The study included positron emission tomography (PET) scans of the brains of patients with fibromyalgia, and of an equal number of sex- and age-matched people without the often-debilitating condition. Results showed that the fibromyalgia patients had reduced mu-opioid receptor (MOR) availability within regions of the brain that normally process and dampen pain signals — specifically, the nucleus accumbens, the anterior cingulate and the amygdala.

“The reduced availability of the receptor was associated with greater pain among people with fibromyalgia,” says lead author Richard E. Harris, Ph.D., research investigator in the Division of Rheumatology at the U-M Medical School’s Department of Internal Medicine and a researcher at the U-M Chronic Pain and Fatigue Research Center.

“These findings could explain why opioids are anecdotally thought to be ineffective in people with fibromyalgia,” he notes. The findings appear in The Journal of Neuroscience. “The finding is significant because it has been difficult to determine the causes of pain in patients with fibromyalgia, to the point that acceptance of the condition by medical practitioners has been slow.”

Opioid pain killers work by binding to opioid receptors in the brain and spinal cord. In addition to morphine, they include codeine, propoxyphene-containing medications such as Darvocet, hydrocodone-containing medications such as Vicodin, and oxycodone-containing medications such as Oxycontin.

The researchers theorize based on their findings that, with the lower availability of the MORs in three regions of the brains of people with fibromyalgia, such painkillers may not be able to bind as well to the receptors as they can in the brains of people without the condition.

Put more simply: When the painkillers cannot bind to the receptors, they cannot alleviate the patient’s pain as effectively, Harris says. The reduced availability of the receptors could result from a reduced number of opioid receptors, enhanced release of endogenous opioids (opioids, such as endorphins, that are produced naturally by the body), or both, Harris says.

The research team also found a possible link with depression. The PET scans showed that the fibromyalgia patients with more depressive symptoms had reductions of MOR binding potential in the amygdala, a region of the brain thought to modulate mood and the emotional dimension of pain.

The study subjects were 17 women with fibromyalgia and 17 women without the condition.
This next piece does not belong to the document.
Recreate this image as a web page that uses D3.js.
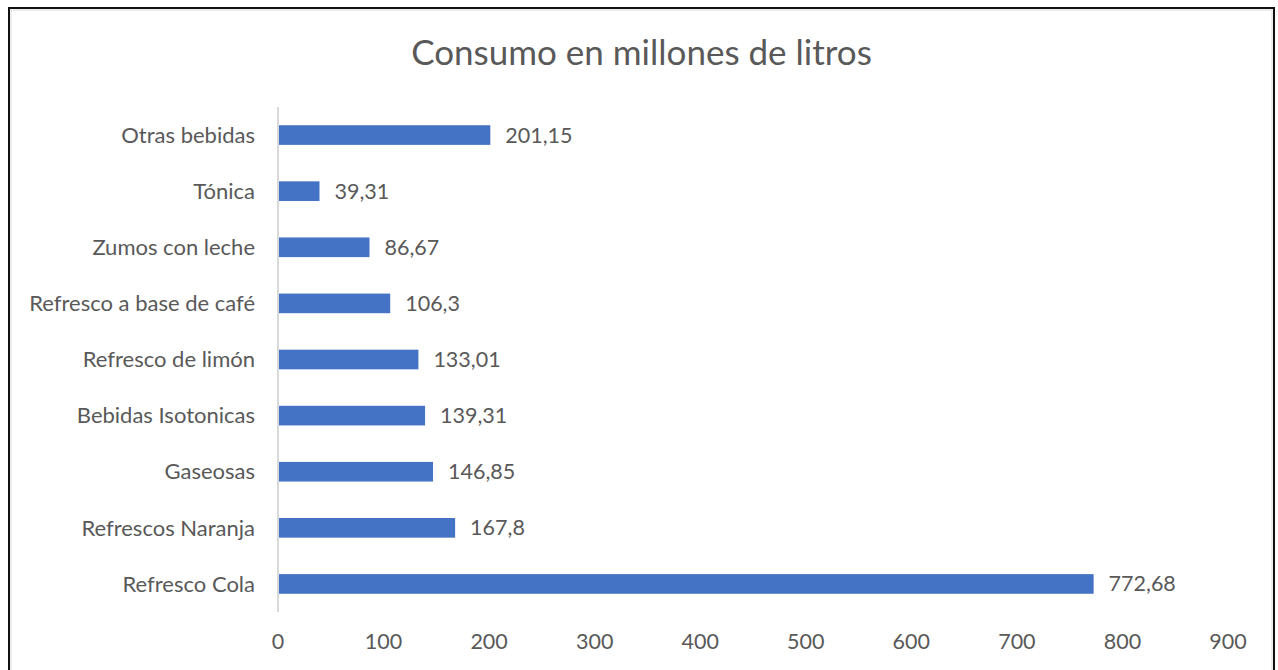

The senior author of the paper was Jon-Kar Zubieta, M.D., Ph.D., the Phil F. Jenkins Research Professor of Depression in the U-M Department of Psychiatry and a member of U-M’s Molecular and Behavioral Neuroscience Institute, Depression Center and Department of Radiology. Other authors were Daniel J. Clauw, M.D.; David J. Scott, Ph.D.; Samuel A. McLean, M.D., MPH; and Richard H. Gracely, Ph.D.

The research was supported by grants from the Department of the Army; the National Center for Research Resources, a component of the National Institutes of Health; and the NIH. Harris was supported by an NIH–National Center for Complementary and Alternative Medicine Grant. McLean was supported by an NIH grant.